As a trivial example, consider the verbs "found" and "bought". We might see examples like "I found the ball" and "I bought the ball" and conclude that these two verbs can share a function. We look a little deeper and find the examples "I found this rock in the pond" and "I bought this book in the store" and feel that our conclusion was justified. Further examples seem to confirm our cleverness in lumping these two together, as in "I found a hat for uncle harry at the second hand store" and "I bought a coat for aunt harriet at the thrift shop". Once we've committed to lumping them into the same function and built the operation of the system around that assumption we discover the example "I bought that book from Harry for six dollars." Suddenly we discover that our generalization doesn't actually work as we expected. "I found that book from Harry for six dollars" just doesn't work, and out general purpose function begins to collect exceptions to the rules.
Before long we discover that we would have been better off leaving them separate in the first place. To avoid creating future complications by premature generalizations we will avoid all generalizations in the pilot project.
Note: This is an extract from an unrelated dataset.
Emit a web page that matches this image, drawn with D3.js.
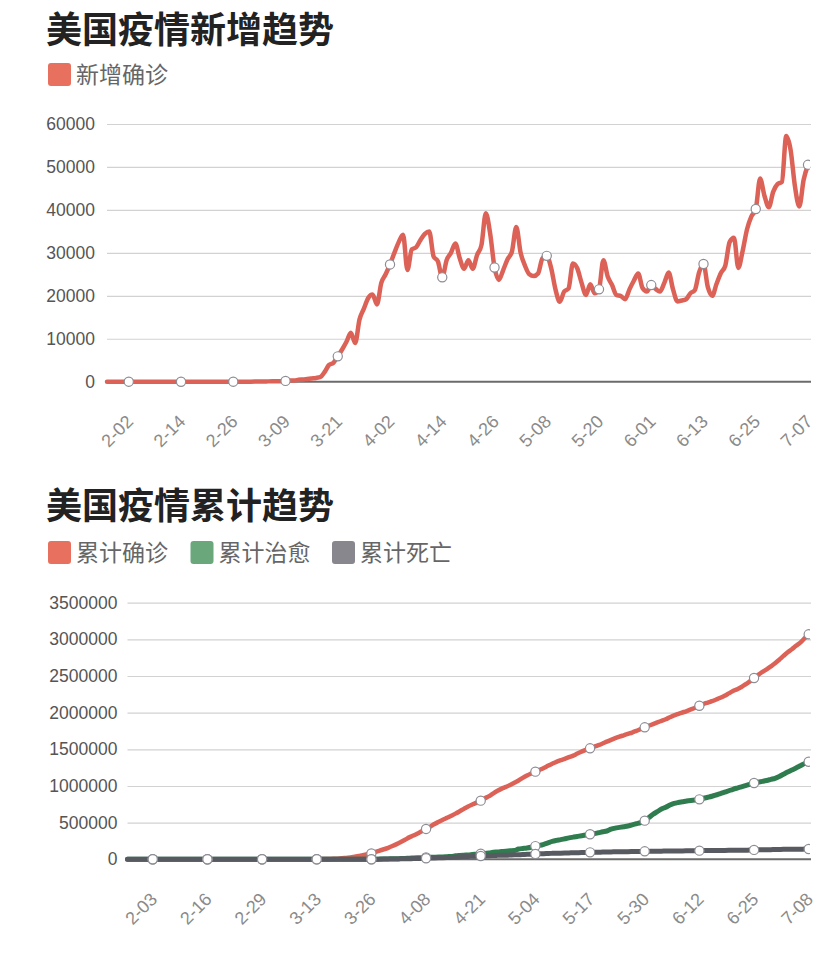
<!DOCTYPE html>
<html>
<head>
<meta charset="utf-8">
<script src="https://cdn.jsdelivr.net/npm/d3@7"></script>
<style>
  body { margin: 0; background: #fff; }
  svg { display: block; }
</style>
</head>
<body>
<svg id="chart" width="840" height="961"></svg>
<script>
// ---- data (2020, US) ----
// daily new confirmed, 1-28 .. 7-07
const dailyNew = [
  0, 0, 1, 1, 1,
  2, 3, 0, 1, 0,
  0, 0, 0, 0, 1,
  0, 1, 0, 0, 0,
  0, 0, 0, 0, 2,
  0, 0, 0, 0, 1,
  1, 2, 8, 13, 20,
  25, 33, 76, 100, 110,
  125, 190, 290, 270, 450,
  520, 650, 770, 880, 1100,
  2300, 3900, 4400, 5900, 7500,
  9300, 11400, 9000, 14500, 17000,
  19500, 20300, 18000, 23000, 25000,
  27300, 30000, 32500, 34200, 26000,
  30800, 31300, 33000, 34400, 35000,
  29200, 28000, 24300, 28300, 30000,
  32200, 28800, 26300, 28300, 26300,
  29500, 31800, 39200, 34500, 26600,
  23700, 26000, 28500, 30300, 36000,
  30000, 27000, 25000, 24600, 25200,
  28700, 29300, 26500, 21500, 18600,
  21000, 21700, 27500, 26400, 23000,
  20200, 22700, 20600, 21500, 28300,
  24500, 22500, 20200, 19950, 19200,
  21500, 23500, 25200, 21800, 21000,
  22500, 21600, 21000, 23000, 25400,
  21500, 18700, 18900, 19200, 20600,
  21300, 25500, 27400, 22000, 20000,
  22800, 25300, 27000, 32500, 33500,
  26500, 30500, 35500, 38500, 40200,
  47300, 43300, 40600, 44200, 46000,
  46500, 57200, 54000, 45500, 40800,
  47000, 50500
];

// cumulative series, 1-28 .. 7-08
const totalConfirmed = [
  5, 5, 6, 7, 8,
  11, 11, 11, 12, 12,
  12, 12, 12, 12, 13,
  13, 14, 15, 15, 15,
  15, 15, 15, 15, 35,
  35, 35, 53, 53, 59,
  60, 62, 70, 76, 101,
  122, 153, 221, 319, 435,
  541, 704, 994, 1301, 1697,
  2247, 2943, 3680, 4663, 6411,
  9197, 13779, 19367, 24192, 33592,
  43781, 54856, 68211, 80000, 100000,
  119000, 137000, 157000, 181000, 207000,
  235000, 266000, 299000, 324000, 353000,
  382000, 414000, 446000, 481000, 511000,
  540000, 566000, 594000, 623000, 655000,
  688000, 720000, 747000, 773000, 800000,
  832400, 862200, 900400, 934200, 963800,
  987200, 1012600, 1042900, 1074400, 1111500,
  1142500, 1170000, 1195400, 1220400, 1246300,
  1275000, 1302900, 1329600, 1351300, 1370900,
  1393400, 1414400, 1442800, 1468800, 1493800,
  1513800, 1535300, 1556600, 1579900, 1605100,
  1628900, 1651600, 1672200, 1691300, 1710400,
  1728900, 1751800, 1776000, 1800200, 1822200,
  1844300, 1866800, 1888500, 1910700, 1937400,
  1962100, 1982800, 2002400, 2021800, 2044300,
  2067000, 2094800, 2118500, 2137800, 2156300,
  2179700, 2203900, 2231100, 2263100, 2294900,
  2320800, 2350700, 2387600, 2426100, 2472500,
  2515600, 2555300, 2591100, 2630700, 2673400,
  2722600, 2774000, 2823200, 2865400, 2911600,
  2956100, 3013100, 3068700
];

const totalRecovered = [
  0, 0, 0, 0, 0,
  0, 0, 1, 1, 1,
  1, 1, 3, 3, 3,
  3, 3, 3, 3, 3,
  3, 3, 3, 5, 5,
  5, 5, 5, 5, 5,
  7, 7, 7, 7, 7,
  7, 8, 8, 8, 8,
  8, 8, 8, 8, 12,
  12, 12, 12, 17, 17,
  106, 106, 147, 171, 178,
  178, 348, 361, 681, 869,
  2612, 4920, 5644, 7024, 8474,
  9707, 11000, 14700, 17400, 19600,
  21700, 24000, 26500, 28800, 31300,
  32900, 36000, 38800, 48100, 52800,
  56100, 59000, 64800, 70300, 75600,
  80200, 85100, 96900, 100600, 106100,
  111200, 115900, 120700, 140100, 147400,
  153900, 164000, 180000, 190000, 205000,
  225000, 245000, 258000, 268000, 280000,
  292000, 302000, 312000, 322000, 332000,
  341000, 350000, 362000, 375000, 386000,
  410000, 425000, 435000, 445000, 455000,
  470000, 485000, 500000, 527000, 570000,
  615000, 650000, 685000, 710000, 740000,
  762000, 775000, 785000, 795000, 803000,
  810000, 818000, 833000, 846000, 860000,
  877000, 895000, 915000, 935000, 955000,
  972000, 988000, 1005000, 1022000, 1041000,
  1052000, 1063000, 1075000, 1090000, 1105000,
  1130000, 1160000, 1190000, 1218000, 1245000,
  1275000, 1305000, 1331000
];

const totalDeaths = [
  0, 0, 0, 0, 0,
  0, 0, 0, 0, 0,
  0, 0, 0, 0, 0,
  0, 0, 0, 0, 0,
  0, 0, 0, 0, 0,
  0, 0, 0, 0, 0,
  0, 0, 1, 1, 6,
  9, 11, 12, 14, 17,
  21, 22, 28, 36, 40,
  47, 54, 63, 85, 108,
  118, 200, 244, 307, 427,
  552, 706, 942, 1209, 1581,
  2026, 2467, 2978, 3873, 4757,
  5926, 7087, 8407, 9619, 10783,
  12722, 14695, 16478, 18586, 20463,
  22020, 23529, 25831, 28325, 32916,
  36773, 38664, 40661, 42094, 44845,
  46622, 49954, 51949, 53755, 54881,
  56219, 58355, 60967, 62996, 64943,
  68400, 70200, 71900, 74100, 77000,
  79200, 81200, 82800, 83500, 84700,
  86900, 88600, 90400, 92500, 93800,
  94600, 95300, 96900, 98400, 99700,
  101000, 102100, 102700, 103200, 103900,
  105400, 106600, 107800, 108800, 109400,
  109600, 110700, 111200, 112200, 113100,
  113800, 114000, 114500, 115500, 115900,
  116800, 117700, 118400, 118700, 119100,
  120000, 120700, 121400, 122100, 122700,
  123000, 123400, 124200, 125600, 128000,
  129300, 130400, 130700, 131600, 133400,
  134100, 135400, 136500, 136700, 137500,
  137800, 139300, 140200
];

const newTicks = ['2-02', '2-14', '2-26', '3-09', '3-21', '4-02', '4-14',
  '4-26', '5-08', '5-20', '6-01', '6-13', '6-25', '7-07'];
const totalTicks = ['2-03', '2-16', '2-29', '3-13', '3-26', '4-08', '4-21',
  '5-04', '5-17', '5-30', '6-12', '6-25', '7-08'];
const newYTicks = [0, 10000, 20000, 30000, 40000, 50000, 60000];
const totalYTicks = [0, 500000, 1000000, 1500000, 2000000, 2500000, 3000000, 3500000];

const fmt = d3.timeFormat('%-m-%d');
const newDates = d3.timeDay.range(new Date(2020, 0, 28), new Date(2020, 6, 8)).map(fmt);
const totalDates = d3.timeDay.range(new Date(2020, 0, 28), new Date(2020, 6, 9)).map(fmt);

const CJK = '"Noto Sans CJK SC", "Noto Sans", sans-serif';
const NUM = '"Liberation Sans", Arial, "Noto Sans CJK SC", sans-serif';

const svg = d3.select('#chart');

function drawPanel(cfg) {
  const g = svg.append('g');

  g.append('text')
    .attr('x', 46).attr('y', cfg.titleY)
    .attr('font-family', CJK).attr('font-size', 36).attr('font-weight', 700)
    .attr('fill', '#222')
    .text(cfg.title);

  cfg.series.forEach(s => {
    g.append('rect')
      .attr('x', s.legendX).attr('y', cfg.legendY)
      .attr('width', 23).attr('height', 23).attr('rx', 3)
      .attr('fill', s.legendColor);
    g.append('text')
      .attr('x', s.legendX + 28).attr('y', cfg.legendY + 20)
      .attr('font-family', CJK).attr('font-size', 23)
      .attr('fill', '#666')
      .text(s.name);
  });

  const x = d3.scalePoint().domain(cfg.dates).range(cfg.xRange);
  const y = d3.scaleLinear().domain(cfg.yDomain).range(cfg.yRange);
  const left = cfg.xRange[0];
  const right = cfg.gridRight;

  // y axis with grid lines
  const yAxis = g.append('g')
    .attr('transform', `translate(${left},0)`)
    .call(d3.axisLeft(y).tickValues(cfg.yTicks).tickFormat(d3.format('d'))
      .tickSize(-(right - left)).tickPadding(cfg.yPad));
  yAxis.select('.domain').remove();
  yAxis.selectAll('.tick line').attr('stroke', '#d2d2d2').attr('stroke-width', 1.2)
    .filter(d => d === 0).remove();
  yAxis.selectAll('.tick text')
    .attr('font-family', NUM).attr('font-size', 17.5).attr('fill', '#555');

  // x axis
  const xAxis = g.append('g')
    .attr('transform', `translate(0,${cfg.yRange[0]})`)
    .call(d3.axisBottom(x).tickValues(cfg.xTicks).tickSize(0).tickPadding(0));
  xAxis.select('.domain').remove();
  xAxis.selectAll('.tick text')
    .attr('y', 0).attr('dy', 0)
    .attr('transform', 'translate(5,41) rotate(-45)')
    .attr('text-anchor', 'end')
    .attr('font-family', NUM).attr('font-size', 18).attr('fill', '#8a8a8a');

  g.append('line')
    .attr('x1', left).attr('x2', right)
    .attr('y1', cfg.yRange[0]).attr('y2', cfg.yRange[0])
    .attr('stroke', '#6b6b6b').attr('stroke-width', 2);

  const clipId = 'clip-' + cfg.id;
  g.append('clipPath').attr('id', clipId)
    .append('rect')
    .attr('x', left - 10).attr('y', cfg.yRange[1] - 20)
    .attr('width', right - left + 9).attr('height', cfg.yRange[0] - cfg.yRange[1] + 30);

  const plot = g.append('g').attr('clip-path', `url(#${clipId})`);
  const line = d3.line()
    .x((d, i) => x(cfg.dates[i]))
    .y(d => y(d))
    .curve(d3.curveMonotoneX);

  cfg.series.forEach(s => {
    plot.append('path')
      .datum(s.values)
      .attr('fill', 'none')
      .attr('stroke', s.color)
      .attr('stroke-width', s.width)
      .attr('stroke-linejoin', 'round')
      .attr('stroke-linecap', 'round')
      .attr('d', line);
  });
  cfg.series.forEach(s => {
    plot.selectAll(null)
      .data(cfg.xTicks)
      .enter().append('circle')
      .attr('cx', d => x(d))
      .attr('cy', d => y(s.values[cfg.dates.indexOf(d)]))
      .attr('r', 4.6)
      .attr('fill', '#fff')
      .attr('stroke', '#8d8d95')
      .attr('stroke-width', 1.2);
  });
}

drawPanel({
  id: 'new',
  title: '美国疫情新增趋势',
  titleY: 43,
  legendY: 63,
  dates: newDates,
  xTicks: newTicks,
  xRange: [107, 808],
  gridRight: 811,
  yDomain: [0, 60000],
  yRange: [381.7, 124],
  yTicks: newYTicks,
  yPad: 12,
  series: [
    { name: '新增确诊', values: dailyNew, color: '#dc6257', legendColor: '#e7705f', width: 4.5, legendX: 48 }
  ]
});

drawPanel({
  id: 'total',
  title: '美国疫情累计趋势',
  titleY: 519,
  legendY: 541,
  dates: totalDates,
  xTicks: totalTicks,
  xRange: [127.5, 808.7],
  gridRight: 811,
  yDomain: [0, 3500000],
  yRange: [859.3, 602.7],
  yTicks: totalYTicks,
  yPad: 10,
  series: [
    { name: '累计确诊', values: totalConfirmed, color: '#dc6257', legendColor: '#e7705f', width: 4.5, legendX: 48 },
    { name: '累计治愈', values: totalRecovered, color: '#2f7d4f', legendColor: '#6aa77b', width: 5, legendX: 190.5 },
    { name: '累计死亡', values: totalDeaths, color: '#585a62', legendColor: '#87878d', width: 5, legendX: 332 }
  ]
});
</script>
</body>
</html>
The Implementation of the Verb "Be"
The syntax of the implementation language is similar to the programming language C, but keywords have been capitalized as a reminder to C programmers that this is not C. The LGM implementation language is much more limited than C and has a few specialized requirements. The differences will be pointed out as they arise. This implementation language can be thought of as a programming language in its own right or as a pseudo-code for an implementation that will ultimately be written in C.
For the Pilot project the latter applies as the actual implementations will be written in C++.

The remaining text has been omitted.